Banditisme, redditions et processus de paix à Madagascar Questions à Nicolas Courtin , doctorant à l’université Paris VII et spécialiste d...
Banditisme, redditions et processus de paix à Madagascar
Questions à Nicolas Courtin, doctorant à l’université Paris VII et spécialiste de l’histoire de Madagascar. Il a co-dirigé Maintenir l’ordre colonial.
A
la fin de la dernière saison sèche, de septembre à novembre 2014,
plusieurs redditions de milliers de dahalo (voleurs de bœufs, bandits
armés) furent organisées dans le Sud de Madagascar par les autorités
malgaches, et en particulier le premier ministre.
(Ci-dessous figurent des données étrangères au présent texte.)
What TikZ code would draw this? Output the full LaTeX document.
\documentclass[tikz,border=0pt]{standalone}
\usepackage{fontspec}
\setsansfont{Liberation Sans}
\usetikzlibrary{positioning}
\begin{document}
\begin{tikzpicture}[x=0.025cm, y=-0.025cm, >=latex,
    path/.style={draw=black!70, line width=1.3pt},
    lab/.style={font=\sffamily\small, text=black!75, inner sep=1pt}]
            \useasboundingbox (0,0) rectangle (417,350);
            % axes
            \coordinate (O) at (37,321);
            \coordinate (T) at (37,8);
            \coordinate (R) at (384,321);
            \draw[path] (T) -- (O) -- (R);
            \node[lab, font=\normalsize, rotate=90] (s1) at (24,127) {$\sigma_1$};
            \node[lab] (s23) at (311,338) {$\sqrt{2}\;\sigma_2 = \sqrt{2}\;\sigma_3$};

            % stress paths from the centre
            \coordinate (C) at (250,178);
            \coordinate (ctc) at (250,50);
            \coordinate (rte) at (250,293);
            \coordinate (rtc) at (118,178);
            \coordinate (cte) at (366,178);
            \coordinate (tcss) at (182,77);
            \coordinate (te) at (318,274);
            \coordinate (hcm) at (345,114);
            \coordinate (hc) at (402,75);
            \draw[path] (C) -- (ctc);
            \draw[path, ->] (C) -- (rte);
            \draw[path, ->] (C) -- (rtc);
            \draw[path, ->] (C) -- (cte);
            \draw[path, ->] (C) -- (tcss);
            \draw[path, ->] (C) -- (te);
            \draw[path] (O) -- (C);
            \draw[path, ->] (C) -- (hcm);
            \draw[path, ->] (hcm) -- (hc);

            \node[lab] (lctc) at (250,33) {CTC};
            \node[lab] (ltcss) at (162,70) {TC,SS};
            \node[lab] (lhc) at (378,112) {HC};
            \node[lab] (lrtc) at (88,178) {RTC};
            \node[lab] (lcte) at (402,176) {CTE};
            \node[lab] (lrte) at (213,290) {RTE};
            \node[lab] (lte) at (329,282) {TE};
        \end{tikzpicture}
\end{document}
Les « dahalo », ou « malaso » en langue Bara, sont perçus par une majorité des citadins des Hautes Terres de Madagascar comme de vulgaires voleurs de zébus, des bandits de grands chemin, des criminels avérés, voire des rebelles - certains titres de presse filent même la métaphore terroriste, « les dahalo pires que les djihadistes », titrent-ils. Ils pillent les villages et massacrent les villageois, volent les zébus, et font régner la terreur dans des zones entières mises en coupes réglées (14 régions sur 22 sont officiellement touchées en 2014 par le phénomène dahalo).
Ces images dépréciatives véhiculent d’anciennes perceptions de ces populations du Sud au mode de vie bien éloigné du quotidien urbain de la capitale. Elles reprennent les stéréotypes du dernier quart du XIXe siècle sur les « fahavalo » (les ennemis), les dahalo de l’époque. Les conditions de reddition, à savoir aucune poursuite judiciaire et pénale, ont provoqué d’intenses ressentiments dans l’opinion publique malgache qui a dénoncé par médias interposés l’impunité et l'« amnistie de fait » de ces « bandits », et la méconnaissance des lois et des dommages causés aux victimes des dahalo.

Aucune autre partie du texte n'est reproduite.